╔══
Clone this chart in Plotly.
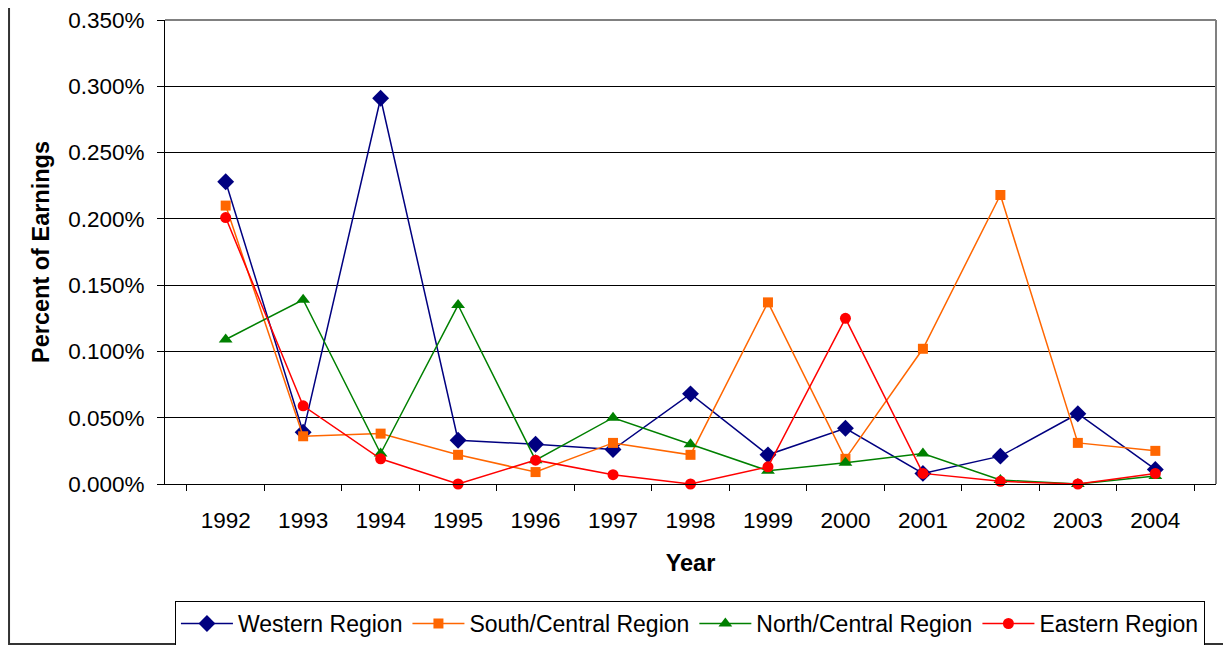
from plotly import graph_objects as go

# values in percent of earnings
years = ["1992", "1993", "1994", "1995", "1996", "1997", "1998",
         "1999", "2000", "2001", "2002", "2003", "2004"]
western = [0.228, 0.039, 0.291, 0.033, 0.030, 0.026, 0.068,
           0.022, 0.042, 0.008, 0.021, 0.053, 0.011]
south_central = [0.210, 0.036, 0.038, 0.022, 0.009, 0.031, 0.022,
                 0.137, 0.019, 0.102, 0.218, 0.031, 0.025]
north_central = [0.109, 0.139, 0.023, 0.135, 0.018, 0.050, 0.030,
                 0.010, 0.016, 0.023, 0.003, 0.000, 0.006]
eastern = [0.201, 0.059, 0.019, 0.000, 0.018, 0.007, 0.000,
           0.013, 0.125, 0.008, 0.002, 0.000, 0.008]
y_ticks = [0.0, 0.05, 0.10, 0.15, 0.20, 0.25, 0.30, 0.35]

FONT = "Arial, Liberation Sans, sans-serif"

series = [
    ("Western Region", western, "#000080", "diamond", 13),
    ("South/Central Region", south_central, "#FF6600", "square", 10),
    ("North/Central Region", north_central, "#008000", "triangle-up", 12),
    ("Eastern Region", eastern, "#FF0000", "circle", 11),
]

fig = go.Figure()
for name, vals, color, symbol, size in series:
    fig.add_trace(
        go.Scatter(
            name=name,
            x=years,
            y=vals,
            mode="lines+markers",
            line=dict(color=color, width=1.5),
            marker=dict(symbol=symbol, size=size, color=color),
            cliponaxis=False,
        )
    )

# the page body adds an 8px offset, so the figure is sized to fit the window
fig.update_layout(
    width=1223,
    height=637,
    margin=dict(l=157, r=15, t=12, b=161, autoexpand=False),
    paper_bgcolor="white",
    plot_bgcolor="white",
    font=dict(family=FONT, size=22.5, color="black"),
    showlegend=True,
    legend=dict(
        orientation="h",
        xref="container",
        yref="container",
        x=0.1365,
        y=0.069,
        xanchor="left",
        yanchor="top",
        bordercolor="black",
        borderwidth=1,
        font=dict(size=23),
        itemwidth=52,
        tracegroupgap=0,
    ),
    shapes=[
        # outer chart frame
        dict(type="rect", xref="paper", yref="paper",
             x0=-0.1484, x1=1.0133, y0=-0.3448, y1=1.03,
             line=dict(color="#333333", width=2)),
        # grey top and right border of the plot area
        dict(type="line", xref="paper", yref="paper", x0=1, x1=1, y0=0, y1=1,
             line=dict(color="#808080", width=2)),
        dict(type="line", xref="paper", yref="paper", x0=0, x1=1, y0=1, y1=1,
             line=dict(color="#808080", width=2)),
    ],
)

fig.update_xaxes(
    type="category",
    automargin=False,
    showline=True,
    linecolor="black",
    linewidth=1,
    ticks="outside",
    tickson="boundaries",
    ticklen=6,
    tickcolor="black",
    ticklabelstandoff=16,
    showgrid=False,
    tickfont=dict(size=22.5),
    title=dict(text="<b>Year</b>", font=dict(size=23.5), standoff=22),
)

fig.update_yaxes(
    range=[0, 0.35],
    automargin=False,
    tickvals=y_ticks,
    ticktext=[f"{v:.3f}%" for v in y_ticks],
    ticklabeloverflow="allow",
    showline=True,
    linecolor="black",
    linewidth=1,
    ticks="outside",
    ticklen=7,
    tickcolor="black",
    ticklabelstandoff=8,
    showgrid=True,
    gridcolor="black",
    gridwidth=1,
    zeroline=False,
    tickfont=dict(size=22.5),
    title=dict(text="<b>Percent of Earnings</b>", font=dict(size=23.5), standoff=11),
)

fig.write_html("out.html")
╚══
The problem
Using the data above, write out every line exactly, leaving the images behind.

Exercise response
Clone this chart in Plotly.
from plotly import graph_objects as go

# values in percent of earnings
years = ["1992", "1993", "1994", "1995", "1996", "1997", "1998",
         "1999", "2000", "2001", "2002", "2003", "2004"]
western = [0.228, 0.039, 0.291, 0.033, 0.030, 0.026, 0.068,
           0.022, 0.042, 0.008, 0.021, 0.053, 0.011]
south_central = [0.210, 0.036, 0.038, 0.022, 0.009, 0.031, 0.022,
                 0.137, 0.019, 0.102, 0.218, 0.031, 0.025]
north_central = [0.109, 0.139, 0.023, 0.135, 0.018, 0.050, 0.030,
                 0.010, 0.016, 0.023, 0.003, 0.000, 0.006]
eastern = [0.201, 0.059, 0.019, 0.000, 0.018, 0.007, 0.000,
           0.013, 0.125, 0.008, 0.002, 0.000, 0.008]
y_ticks = [0.0, 0.05, 0.10, 0.15, 0.20, 0.25, 0.30, 0.35]

FONT = "Arial, Liberation Sans, sans-serif"

series = [
    ("Western Region", western, "#000080", "diamond", 13),
    ("South/Central Region", south_central, "#FF6600", "square", 10),
    ("North/Central Region", north_central, "#008000", "triangle-up", 12),
    ("Eastern Region", eastern, "#FF0000", "circle", 11),
]

fig = go.Figure()
for name, vals, color, symbol, size in series:
    fig.add_trace(
        go.Scatter(
            name=name,
            x=years,
            y=vals,
            mode="lines+markers",
            line=dict(color=color, width=1.5),
            marker=dict(symbol=symbol, size=size, color=color),
            cliponaxis=False,
        )
    )

# the page body adds an 8px offset, so the figure is sized to fit the window
fig.update_layout(
    width=1223,
    height=637,
    margin=dict(l=157, r=15, t=12, b=161, autoexpand=False),
    paper_bgcolor="white",
    plot_bgcolor="white",
    font=dict(family=FONT, size=22.5, color="black"),
    showlegend=True,
    legend=dict(
        orientation="h",
        xref="container",
        yref="container",
        x=0.1365,
        y=0.069,
        xanchor="left",
        yanchor="top",
        bordercolor="black",
        borderwidth=1,
        font=dict(size=23),
        itemwidth=52,
        tracegroupgap=0,
    ),
    shapes=[
        # outer chart frame
        dict(type="rect", xref="paper", yref="paper",
             x0=-0.1484, x1=1.0133, y0=-0.3448, y1=1.03,
             line=dict(color="#333333", width=2)),
        # grey top and right border of the plot area
        dict(type="line", xref="paper", yref="paper", x0=1, x1=1, y0=0, y1=1,
             line=dict(color="#808080", width=2)),
        dict(type="line", xref="paper", yref="paper", x0=0, x1=1, y0=1, y1=1,
             line=dict(color="#808080", width=2)),
    ],
)

fig.update_xaxes(
    type="category",
    automargin=False,
    showline=True,
    linecolor="black",
    linewidth=1,
    ticks="outside",
    tickson="boundaries",
    ticklen=6,
    tickcolor="black",
    ticklabelstandoff=16,
    showgrid=False,
    tickfont=dict(size=22.5),
    title=dict(text="<b>Year</b>", font=dict(size=23.5), standoff=22),
)

fig.update_yaxes(
    range=[0, 0.35],
    automargin=False,
    tickvals=y_ticks,
    ticktext=[f"{v:.3f}%" for v in y_ticks],
    ticklabeloverflow="allow",
    showline=True,
    linecolor="black",
    linewidth=1,
    ticks="outside",
    ticklen=7,
    tickcolor="black",
    ticklabelstandoff=8,
    showgrid=True,
    gridcolor="black",
    gridwidth=1,
    zeroline=False,
    tickfont=dict(size=22.5),
    title=dict(text="<b>Percent of Earnings</b>", font=dict(size=23.5), standoff=11),
)

fig.write_html("out.html")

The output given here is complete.